Studio album by the Rolling Stones
- Released: 10 July 2026
- Recorded: 2019; 2021; 2022–2023; 2025–2026;
- Studios: Henson (Los Angeles); Metropolis (London);
- Genre: Rock and roll
- Length: 62:33
- Labels: Polydor; Capitol;
- Producer: Andrew Watt

The Rolling Stones chronology
| Welcome to Shepherd's Bush (2024) | Foreign Tongues (2026) |  |

The Rolling Stones studio album chronology
| Hackney Diamonds (2023) | Foreign Tongues (2026) |  |

Singles from Foreign Tongues
- "In the Stars" Released: 5 May 2026; "Jealous Lover" Released: 25 June 2026;

= Foreign Tongues =

Foreign Tongues is the twenty-fifth British and the twenty-seventh American studio album by the English rock band the Rolling Stones, released on 10 July 2026. Produced by Andrew Watt, the album features musical contributions from Steve Jordan, Darryl Jones, Steve Winwood, Robert Smith, Paul McCartney, Benmont Tench, Bruno Mars, and Chad Smith, among others. It also features a song recorded with Charlie Watts prior to his death.

The lead single, "In the Stars", was released through YouTube and streaming services on 5 May 2026 backed with "Rough and Twisted", which had previously been released only in extremely limited quantities as a physical 12-inch single several weeks earlier under the pseudonym of The Cockroaches, which the band had occasionally used in the 1970s to perform secret shows at smaller venues. A second single, "Jealous Lover", was released on 25 June, backed with "Divine Intervention".

== Background and release ==
Foreign Tongues is produced by Andrew Watt. Ronnie Wood first confirmed in late September 2025 that fans would be getting a new Rolling Stones album when he told UK publication The Sun, "Yes, you will be getting a new album next year.
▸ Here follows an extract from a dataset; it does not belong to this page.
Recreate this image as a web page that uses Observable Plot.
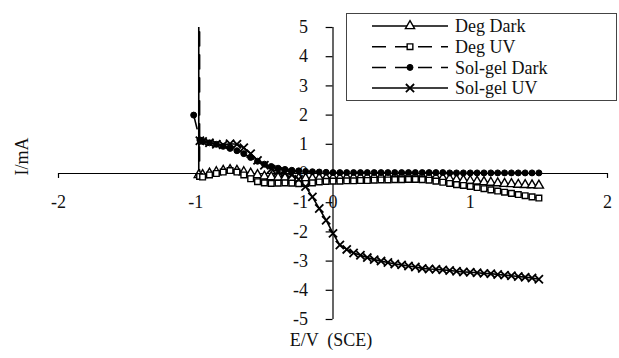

It is done." Reports dispelled rumours that it will be their last album, and asserted that the band have written at least 10 more songs for an album after it. The album was first teased as part of a marketing campaign for the single "Rough and Twisted", credited to pseudonym The Cockroaches, which was released on 11 April 2026, including only 1,000 vinyl copies to select records stores. A number of publications had also erroneously announced in the days leading up to its release that a song entitled "Mr Charm" was rumoured to be released as the lead single for a new Rolling Stones album on 11 April 2026. Of the single, Will Hodgkinson of The Times stated that it had "a killer riff, a rambunctious harmonica solo from Mick Jagger, a devil-may-care spirit and the feeling that, six decades on from first crawling out of a notoriously squalid flat in Edith Grove, southwest London, to play the blues in smoke-clogged pubs and clubs along the Surrey Delta, the Rolling Stones are still a chaotic bar band forever on the verge of collapse, happiest in the most low-down dives."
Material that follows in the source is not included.